Espresso is the highest-risk method for Las Moritas — pressure extraction at 9 bar amplifies every flavor compound proportionally, and a medium-light roast Pacamara with washed processing brings a high-citric, acid-forward profile that can read as aggressive sourness if extraction runs short. The recipe drops temperature 1°C to 92°C and grinds 20μm finer than the espresso default. At the 1:1.7 output ratio (19g in, 33g out), the blackcurrant and citrus from citric and malic acids concentrate dramatically — at this ratio, citric acid's sensory impact is multiplied far beyond filter coffee thresholds. The medium-light development means baking spice and caramel Maillard notes are less dominant than they'd be at medium roast, so the espresso profile leans bright and fruit-forward. Preinfusion at low pressure for 3-6 seconds before ramping to full 9 bar helps prevent channeling through Pacamara's lower-density puck.

Troubleshooting
sour: Grind finer by ~10μm and raise temp to 93°C. At espresso pressures, a medium-light washed Pacamara pulls sour fast — the early-extracting citric and malic acids dominate before the shot reaches full yield. Incremental grind adjustments of 10μm are appropriate at espresso; larger steps overshoot easily.
thin: Add 1g dose or reduce output water by 15g. A thin espresso from this bean usually means too-long a shot rather than too-short — overextraction with high water volume drops TDS. Pull tighter output ratio first; check that shot time stays in 25–30 seconds.
Moka Pot 81/100
Grind: 330μm Temp: 99°C Ratio: 1:9.3-1:10.3 Time: 4:00-5:00

Moka pot operates at roughly 1.5 bar — far below espresso pressure but well above atmospheric — and produces a concentrated, intense brew that is the highest-TDS method most home brewers own besides espresso.

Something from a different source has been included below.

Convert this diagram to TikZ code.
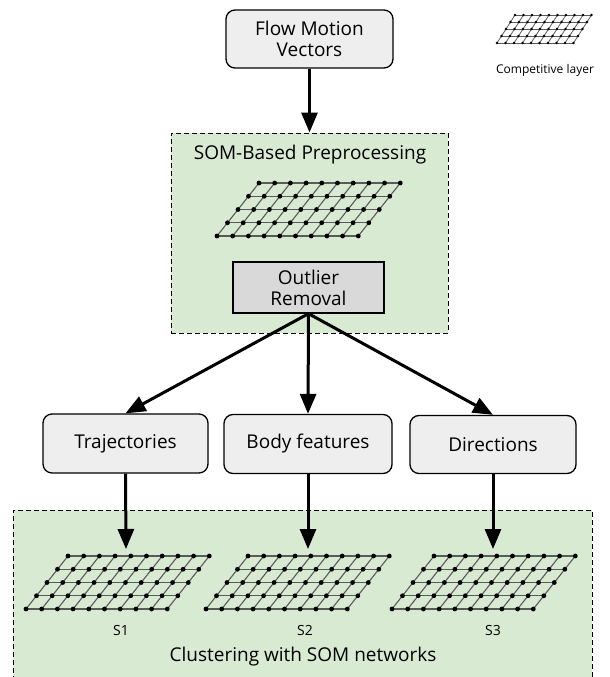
\documentclass[tikz,border=0pt]{standalone}
\usepackage{fontspec}
\setmainfont{Open Sans}
\usetikzlibrary{arrows.meta}
\definecolor{greenbg}{RGB}{217,234,211}
\definecolor{boxbg}{RGB}{238,238,238}
\definecolor{outbg}{RGB}{217,217,217}
\definecolor{gridgray}{RGB}{90,90,90}
\tikzset{
  procbox/.style={draw=black, line width=1.3pt, fill=boxbg, rounded corners=9pt,
    align=center, inner sep=0pt, font=\fontsize{19}{23}\selectfont},
  outbox/.style={draw=black, line width=1.3pt, fill=outbg, align=center,
    inner sep=0pt, font=\fontsize{19}{23}\selectfont},
  groupbox/.style={draw=black, line width=1pt, dash pattern=on 5pt off 3pt,
    fill=greenbg, inner sep=0pt},
  bigarrow/.style={line width=3pt, -{Triangle[length=20pt,width=16pt]}},
  labeltext/.style={font=\fontsize{19}{23}\selectfont},
  smalltext/.style={font=\fontsize{14}{16}\selectfont}
}
% #1 bx, #2 by, #3 dx, #4 dy, #5 shear per row, #6 dot radius, #7 line width
\newcommand{\somnet}[7]{%
  \foreach \j in {0,...,4}{%
    \draw[draw=gridgray, line width=#7] ({#1+#5*\j},{#2-#4*\j}) -- ({#1+9*#3+#5*\j},{#2-#4*\j});
  }
  \foreach \i in {0,...,9}{%
    \draw[draw=gridgray, line width=#7] ({#1+#3*\i},{#2}) -- ({#1+#3*\i+4*#5},{#2-4*#4});
  }
  \foreach \j in {0,...,4}{%
    \foreach \i in {0,...,9}{%
      \fill[black] ({#1+#3*\i+#5*\j},{#2-#4*\j}) circle (#6);
    }
  }
}
\begin{document}
\begin{tikzpicture}[x=1pt,y=-1pt]
\useasboundingbox (0,0) rectangle (610,677);
% group boxes
\node[groupbox, minimum width=277pt, minimum height=200pt] (pre) at (309.5,233) {};
\node[groupbox, minimum width=579pt, minimum height=180pt] (clu) at (302.5,600) {};
% boxes
\node[procbox, minimum width=167pt, minimum height=58pt] (flow) at (309.5,39) {Flow Motion\\[-2pt]Vectors};
\node[outbox, minimum width=151pt, minimum height=51pt] (out) at (308.5,287.5) {Outlier\\[-2pt]Removal};
\node[procbox, minimum width=165pt, minimum height=59pt] (traj) at (125.5,443.5) {Trajectories};
\node[procbox, minimum width=168pt, minimum height=59pt] (body) at (308,444) {Body features};
\node[procbox, minimum width=166pt, minimum height=58pt] (dir) at (493,444.5) {Directions};
% texts
\node[labeltext] (pretitle) at (310,155) {SOM-Based Preprocessing};
\node[labeltext] (clutitle) at (303,657) {Clustering with SOM networks};
\node[font=\fontsize{12}{14}\selectfont] (comp) at (545,70) {Competitive layer};
\node[smalltext] (s1) at (121,630) {S1};
\node[smalltext] (s2) at (305,630) {S2};
\node[smalltext] (s3) at (493,630) {S3};
% grids
\somnet{217}{236}{15.7}{13.25}{10.5}{2.4pt}{1.1pt}
\somnet{26}{609}{15.7}{13.25}{10.5}{2.4pt}{1.1pt}
\somnet{206}{609}{15.7}{13.25}{10.5}{2.4pt}{1.1pt}
\somnet{392}{609}{15.7}{13.25}{10.5}{2.4pt}{1.1pt}
\somnet{497}{43}{8.5}{7}{4.5}{1.3pt}{0.8pt}
% arrow end points
\coordinate (t1) at (126,549);
\coordinate (t2) at (308,549);
\coordinate (t3) at (493,549);
% arrows
\draw[bigarrow] (flow.south) -- (pre.north);
\draw[bigarrow] (out.south) -- (traj.north);
\draw[bigarrow] (out.south) -- (body.north);
\draw[bigarrow] (out.south) -- (dir.north);
\draw[bigarrow] (traj.south) -- (t1);
\draw[bigarrow] (body.south) -- (t2);
\draw[bigarrow] (dir.south) -- (t3);
\end{tikzpicture}
\end{document}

For Las Moritas, the recipe drops temperature 1°C by reducing the boiler water temperature (achievable by using slightly cooler pre-boiled water) and grinds 20μm finer than the moka pot default. The medium-fine grind at 330μm creates enough resistance to slow the pressure-driven flow through the basket, building extraction time that a washed Pacamara with its lower soluble density needs to reach through the acid-only early phase into the Maillard compounds. The concentrated output at 1:9.3–10.3 means blackcurrant and citrus flavors are intense — this is not a delicate cup. Baking spice reads clearly at this concentration. Use pre-boiled water and remove from heat at first sputter to avoid bitter scorching.

Troubleshooting
sour: Grind finer by ~22μm and raise temp slightly by using hotter pre-boiled water. Moka pot sourness in a medium-light washed Pacamara usually means the flow is too fast — pressure pushes water through the basket before the middle-phase sweet compounds extract. Finer grind adds resistance and contact time.
strong: Reduce dose by 1g or increase boiler water by 15g. At moka pot's 1:9–10 ratio the cup is already highly concentrated. If it tastes harsh, you may be extracting into over-strength territory where bitter compounds from the dry distillate phase accumulate. Adding water before brewing dilutes output strength.
French Press 79/100
Grind: 980μm Temp: 95°C Ratio: 1:14.3-1:15.3 Time: 4:00-8:00

French press is ranked lowest among immersion methods for Las Moritas, and the recipe reflects the bean's fit: temperature drops 1°C to 95°C (from a typical 96°C) and grind runs 20μm finer than the French press default. The concern with this bean in a press pot is the combination of unfiltered extraction and Pacamara's lower soluble density. French press relies on immersion without a paper filter — cafestol, kahweol, and insoluble solids remain in the cup, adding body the bean's washed processing alone wouldn't deliver. That unfiltered body works in the cup here, but the mouthfeel is harder to control than in a pour-over. The coarse grind still sits finer than typical French press defaults due to the medium-light roast adjustment. Hoffmann's extended wait of five to eight minutes after pressing lets grounds settle fully, producing the cleanest achievable French press cup — important for letting Las Moritas' citrus and currant notes read distinctly.

Troubleshooting
sour: Grind finer by ~22μm and raise temp to 96°C. French press immersion at coarse grind is the most forgiving method but also the easiest to underextract at medium-light roast — more CGAs remain intact than darker profiles and they dominate when extraction is shallow. Finer grind increases surface exposure during the steep.
thin: Add 1g dose or reduce water by 15g. French press already contributes oils that paper-filtered methods remove, so this bean shouldn't taste thin in a healthy brew. If it does, the issue is low TDS from the medium-light roast's limited soluble load. Dose adjustment is more effective than ratio change at coarse grind.
Cold Brew Flash Brew Recommended

Cold brew is not recommended for this bean. At near-freezing temperatures, cold water cannot extract the complex acids, delicate aromatics, and bright fruit compounds that define a light-roasted coffee — they remain locked in the cell matrix. For a cold version of this coffee, use flash brew: brew a concentrated pour-over (V60 or Chemex at 60% of the normal water volume) directly over ice in the server. The hot water extracts the full flavor spectrum, and the rapid ice cooling locks in volatiles that would otherwise evaporate during a slow cool-down.